Data excerpt.
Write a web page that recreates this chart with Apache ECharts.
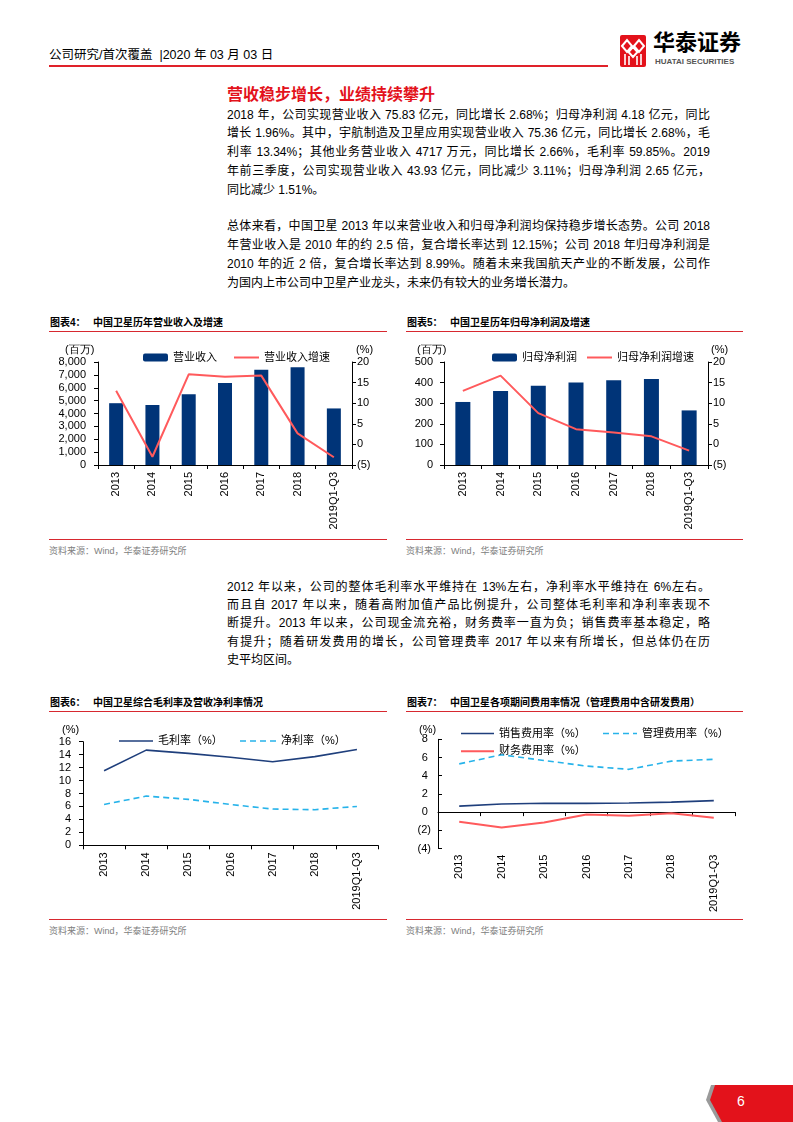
<!DOCTYPE html>
<html><head><meta charset="utf-8">
<script src="https://cdn.jsdelivr.net/npm/echarts@6/dist/echarts.min.js"></script>
<style>
html,body{margin:0;padding:0;background:#fff;}
#page{position:relative;width:793px;height:1122px;overflow:hidden;font-family:"Liberation Sans","Noto Sans CJK SC",sans-serif;color:#000;}
.abs{position:absolute;white-space:nowrap;}
.ln{position:absolute;left:227px;width:483px;font-size:12px;line-height:18px;height:18px;overflow:hidden;}
.j{text-align:justify;text-align-last:justify;}
.ctitle{position:absolute;font-size:10px;font-weight:bold;line-height:14px;white-space:nowrap;}
.rl{position:absolute;height:1.5px;background:#d7282f;}
.src{position:absolute;font-size:9px;color:#808080;line-height:12px;white-space:nowrap;}
.chart{position:absolute;}
</style></head>
<body><div id="page"></div>
<script>
// ---------- DATA ----------
const years = ['2013','2014','2015','2016','2017','2018','2019Q1-Q3'];
const revenue = [4800, 4660, 5490, 6370, 7400, 7583, 4393];          // 百万
const revenueGrowth = [13.0, -3.0, 17.0, 16.4, 16.7, 2.68, -3.11];   // %
const netProfit = [306, 359, 385, 401, 411, 418, 265];               // 百万
const netProfitGrowth = [13.0, 16.7, 7.6, 3.7, 2.9, 1.96, -1.51];    // %
const grossMargin = [11.5, 14.7, 14.2, 13.6, 12.9, 13.7, 14.8];      // %
const netMargin = [6.3, 7.6, 7.1, 6.3, 5.6, 5.5, 6.0];               // %
const sellingRate = [0.66, 0.89, 0.98, 0.96, 1.0, 1.1, 1.26];        // %
const adminRate = [5.3, 6.3, 5.67, 5.06, 4.7, 5.6, 5.8];             // %
const financeRate = [-1.06, -1.7, -1.14, -0.27, -0.4, -0.13, -0.62]; // %

const para1 = [
 '2018 年，公司实现营业收入 75.83 亿元，同比增长 2.68%；归母净利润 4.18 亿元，同比',
 '增长 1.96%。其中，宇航制造及卫星应用实现营业收入 75.36 亿元，同比增长 2.68%，毛',
 '利率 13.34%；其他业务营业收入 4717 万元，同比增长 2.66%，毛利率 59.85%。2019',
 '年前三季度，公司实现营业收入 43.93 亿元，同比减少 3.11%；归母净利润 2.65 亿元，',
 '同比减少 1.51%。'];
const para2 = [
 '总体来看，中国卫星 2013 年以来营业收入和归母净利润均保持稳步增长态势。公司 2018',
 '年营业收入是 2010 年的约 2.5 倍，复合增长率达到 12.15%；公司 2018 年归母净利润是',
 '2010 年的近 2 倍，复合增长率达到 8.99%。随着未来我国航天产业的不断发展，公司作',
 '为国内上市公司中卫星产业龙头，未来仍有较大的业务增长潜力。'];
const para3 = [
 '2012 年以来，公司的整体毛利率水平维持在 13%左右，净利率水平维持在 6%左右。',
 '而且自 2017 年以来，随着高附加值产品比例提升，公司整体毛利率和净利率表现不',
 '断提升。2013 年以来，公司现金流充裕，财务费率一直为负；销售费率基本稳定，略',
 '有提升；随着研发费用的增长，公司管理费率 2017 年以来有所增长，但总体仍在历',
 '史平均区间。'];

// ---------- PAGE ----------
const page = document.getElementById('page');
function add(html){ page.insertAdjacentHTML('beforeend', html); }

// header
add('<div class="abs" style="left:49px;top:47px;font-size:12.5px;line-height:17px;">公司研究/首次覆盖&nbsp;&nbsp;|2020 年 03 月 03 日</div>');
add('<div class="rl" style="left:49px;top:64.5px;width:559px;height:2px;background:#e0222a"></div>');
add('<svg class="abs" style="left:620px;top:35px" width="26" height="32" viewBox="0 0 26 32">'+
 '<rect x="0" y="0" width="26" height="32" rx="2" fill="#e3121b"/>'+
 '<path d="M2 11 L7 5 L12 11 L7 17Z M14 11 L19 5 L24 11 L19 17Z M8.5 17 L13 12 L17.5 17 L13 22Z" fill="none" stroke="#fff" stroke-width="2"/>'+
 '<path d="M5 19 V30 M9 21 V30 M17 21 V30 M21 19 V30" stroke="#fff" stroke-width="1.6"/></svg>');
add('<div class="abs" style="left:653px;top:30px;font-size:22px;font-weight:bold;line-height:26px;">华泰证券</div>');
add('<div class="abs" style="left:655px;top:57px;font-size:8px;color:#555;line-height:10px;font-weight:bold;">HUATAI SECURITIES</div>');

// section title
add('<div class="abs" style="left:227px;top:85px;font-size:16px;font-weight:bold;color:#e3121b;line-height:20px;">营收稳步增长，业绩持续攀升</div>');

function para(lines, y0, lh){
  lines.forEach((t,i)=>{
    const last = i===lines.length-1;
    add('<div class="ln'+(last?'':' j')+'" style="top:'+(y0+i*lh-9)+'px">'+t+'</div>');
  });
}
para(para1, 114.5, 18.75);
para(para2, 226, 19);
para(para3, 586.5, 18.4);

function chartFrame(x, w, yTitle, yBottom, label, title){
  add('<div class="ctitle" style="left:'+(x+1)+'px;top:'+(yTitle-7)+'px">'+label+'</div>');
  add('<div class="ctitle" style="left:'+(x+44)+'px;top:'+(yTitle-7)+'px">'+title+'</div>');
  add('<div class="rl" style="left:'+x+'px;top:'+(yTitle+7.5)+'px;width:'+w+'px"></div>');
  add('<div class="rl" style="left:'+x+'px;top:'+(yBottom)+'px;width:'+w+'px"></div>');
  add('<div class="src" style="left:'+x+'px;top:'+(yBottom+6)+'px">资料来源：Wind，华泰证券研究所</div>');
}
chartFrame(49, 338, 323, 538.5, '图表4：', '中国卫星历年营业收入及增速');
chartFrame(406, 337, 323, 538.5, '图表5：', '中国卫星历年归母净利润及增速');
chartFrame(49, 338, 703, 918.5, '图表6：', '中国卫星综合毛利率及营收净利率情况');
chartFrame(406, 337, 703, 918.5, '图表7：', '中国卫星各项期间费用率情况（管理费用中含研发费用）');

// page number
add('<svg class="abs" style="left:0;top:0" width="793" height="1122">'+
 '<polygon points="711,1085 793,1085 793,1122 718,1122 706,1100" fill="#9a9a9a"/>'+
 '<polygon points="715,1085 793,1085 793,1122 722,1122 710,1100" fill="#e3121b"/>'+
 '<text x="741" y="1105.5" fill="#fff" font-size="14" text-anchor="middle" font-family="Liberation Sans">6</text></svg>');

// ---------- CHARTS ----------
const FF = '"Liberation Sans","Noto Sans CJK SC",sans-serif';
const NAVY = '#003478';
const RED = '#ff5a5c';
const DBLUE = '#1f3f7c';
const CYAN = '#27b3ea';

function mkDiv(l,t,w,h){
  const d = document.createElement('div');
  d.className='chart';
  d.style.cssText='left:'+l+'px;top:'+t+'px;width:'+w+'px;height:'+h+'px';
  page.appendChild(d);
  return echarts.init(d, null, {renderer:'canvas'});
}
const paren = v => v < 0 ? '(' + (-v) + ')' : String(v);
const blk = {color:'#000'};
function catAxis(margin){
  return {type:'category', data:years,
    axisLine:{lineStyle:{color:'#000',width:1}},
    axisTick:{show:true,length:4,lineStyle:blk},
    axisLabel:{rotate:90,fontSize:11,color:'#000',margin:margin,interval:0,fontFamily:FF}};
}
function valAxis(min,max,iv,pos,margin,fmt,tickInside){
  return {type:'value',min:min,max:max,interval:iv,position:pos,
    axisLine:{show:true,lineStyle:{color:'#000',width:1}},
    axisTick:{show:true,inside:!!tickInside,length:4,lineStyle:blk},
    splitLine:{show:false},
    axisLabel:{fontSize:11,color:'#000',margin:margin,formatter:fmt,fontFamily:FF}};
}
function gtext(x,y,t){
  return {type:'text',x:x,y:y,style:{text:t,fontSize:11,fill:'#000',font:'11px '+FF,verticalAlign:'middle',align:'left'}};
}
const legText = {fontSize:11,color:'#000',fontFamily:FF};
// legend icon shapes (solid / dashed line)
function solidIcon(w){ return 'path://M0,0H'+w+'V2H0Z'; }
function dashIcon(w){
  let p='', x=0;
  while (x < w) { const e=Math.min(x+6,w); p += 'M'+x+',0H'+e+'V2H'+x+'Z'; x += 10; }
  return 'path://'+p;
}
function barLegend(left, name){
  return {left:left,top:12,itemWidth:25,itemHeight:8,textStyle:legText,data:[name]};
}
function lineLegend(left, top, name, w, h, dashed){
  return {left:left,top:top,itemWidth:w,itemHeight:h,symbolKeepAspect:false,textStyle:legText,
    data:[{name:name,icon:dashed?dashIcon(w):solidIcon(w)}]};
}

// Chart 4
const c4 = mkDiv(40,335,355,200);
c4.setOption({
  animation:false, textStyle:{fontFamily:FF},
  grid:{left:58,right:43,top:27,bottom:70},
  legend:[barLegend(98,'营业收入'), lineLegend(189,12,'营业收入增速',25,2,false)],
  xAxis:catAxis(7),
  yAxis:[valAxis(0,8000,1000,'left',12,v=>v.toLocaleString('en-US')),
         valAxis(-5,20,5,'right',5,paren)],
  series:[
    {type:'bar',name:'营业收入',data:revenue,barWidth:14,itemStyle:{color:NAVY}},
    {type:'line',name:'营业收入增速',yAxisIndex:1,data:revenueGrowth,symbol:'none',lineStyle:{color:RED,width:2},itemStyle:{color:RED}}
  ],
  graphic:[gtext(25,15,'(百万)'),gtext(316,15,'(%)')]
});

// Chart 5
const c5 = mkDiv(400,335,350,200);
c5.setOption({
  animation:false, textStyle:{fontFamily:FF},
  grid:{left:44,right:42,top:27,bottom:70},
  legend:[barLegend(87,'归母净利润'), lineLegend(182,12,'归母净利润增速',25,2,false)],
  xAxis:catAxis(7),
  yAxis:[valAxis(0,500,100,'left',11,v=>String(v)),
         valAxis(-5,20,5,'right',5,paren)],
  series:[
    {type:'bar',name:'归母净利润',data:netProfit,barWidth:15,itemStyle:{color:NAVY}},
    {type:'line',name:'归母净利润增速',yAxisIndex:1,data:netProfitGrowth,symbol:'none',lineStyle:{color:RED,width:2},itemStyle:{color:RED}}
  ],
  graphic:[gtext(17,15,'(百万)'),gtext(311,15,'(%)')]
});

// Chart 6
const c6 = mkDiv(40,715,355,200);
c6.setOption({
  animation:false, textStyle:{fontFamily:FF},
  grid:{left:43,right:17,top:26.7,bottom:69.7},
  legend:[lineLegend(74,15.5,'毛利率（%）',34,1.6,false), lineLegend(195,15.5,'净利率（%）',36,1.6,true)],
  xAxis:catAxis(7),
  yAxis:valAxis(0,16,2,'left',12,v=>String(v)),
  series:[
    {type:'line',name:'毛利率（%）',data:grossMargin,symbol:'none',lineStyle:{color:DBLUE,width:1.6},itemStyle:{color:DBLUE}},
    {type:'line',name:'净利率（%）',data:netMargin,symbol:'none',lineStyle:{color:CYAN,width:1.6,type:[6,4]},itemStyle:{color:CYAN}}
  ],
  graphic:[gtext(22,15,'(%)')]
});

// Chart 7
const c7 = mkDiv(400,715,350,200);
c7.setOption({
  animation:false, textStyle:{fontFamily:FF},
  grid:{left:38,right:15,top:24.3,bottom:13.3},
  legend:[
    lineLegend(56,8,'销售费用率（%）',33,1.6,false),
    lineLegend(198,8,'管理费用率（%）',34,1.6,true),
    lineLegend(56,25.7,'财务费用率（%）',33,2,false)
  ],
  xAxis:catAxis(6),
  yAxis:valAxis(-4,8,2,'left',7,v=>v<0?'('+(-v)+')':v+' ',true),
  series:[
    {type:'line',name:'销售费用率（%）',data:sellingRate,symbol:'none',lineStyle:{color:DBLUE,width:1.6},itemStyle:{color:DBLUE}},
    {type:'line',name:'管理费用率（%）',data:adminRate,symbol:'none',lineStyle:{color:CYAN,width:1.6,type:[6,4]},itemStyle:{color:CYAN}},
    {type:'line',name:'财务费用率（%）',data:financeRate,symbol:'none',lineStyle:{color:RED,width:2},itemStyle:{color:RED}}
  ],
  graphic:[gtext(19,15,'(%)')]
});
</script>
</body></html>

Exercise. Return, unchanged, the lines from the first line of the material through the line that holds "-0.13, -0.62]; // %", inclusive, omitting pictures.

Full solution.
Write a web page that recreates this chart with Apache ECharts.
<!DOCTYPE html>
<html><head><meta charset="utf-8">
<script src="https://cdn.jsdelivr.net/npm/echarts@6/dist/echarts.min.js"></script>
<style>
html,body{margin:0;padding:0;background:#fff;}
#page{position:relative;width:793px;height:1122px;overflow:hidden;font-family:"Liberation Sans","Noto Sans CJK SC",sans-serif;color:#000;}
.abs{position:absolute;white-space:nowrap;}
.ln{position:absolute;left:227px;width:483px;font-size:12px;line-height:18px;height:18px;overflow:hidden;}
.j{text-align:justify;text-align-last:justify;}
.ctitle{position:absolute;font-size:10px;font-weight:bold;line-height:14px;white-space:nowrap;}
.rl{position:absolute;height:1.5px;background:#d7282f;}
.src{position:absolute;font-size:9px;color:#808080;line-height:12px;white-space:nowrap;}
.chart{position:absolute;}
</style></head>
<body><div id="page"></div>
<script>
// ---------- DATA ----------
const years = ['2013','2014','2015','2016','2017','2018','2019Q1-Q3'];
const revenue = [4800, 4660, 5490, 6370, 7400, 7583, 4393];          // 百万
const revenueGrowth = [13.0, -3.0, 17.0, 16.4, 16.7, 2.68, -3.11];   // %
const netProfit = [306, 359, 385, 401, 411, 418, 265];               // 百万
const netProfitGrowth = [13.0, 16.7, 7.6, 3.7, 2.9, 1.96, -1.51];    // %
const grossMargin = [11.5, 14.7, 14.2, 13.6, 12.9, 13.7, 14.8];      // %
const netMargin = [6.3, 7.6, 7.1, 6.3, 5.6, 5.5, 6.0];               // %
const sellingRate = [0.66, 0.89, 0.98, 0.96, 1.0, 1.1, 1.26];        // %
const adminRate = [5.3, 6.3, 5.67, 5.06, 4.7, 5.6, 5.8];             // %
const financeRate = [-1.06, -1.7, -1.14, -0.27, -0.4, -0.13, -0.62]; // %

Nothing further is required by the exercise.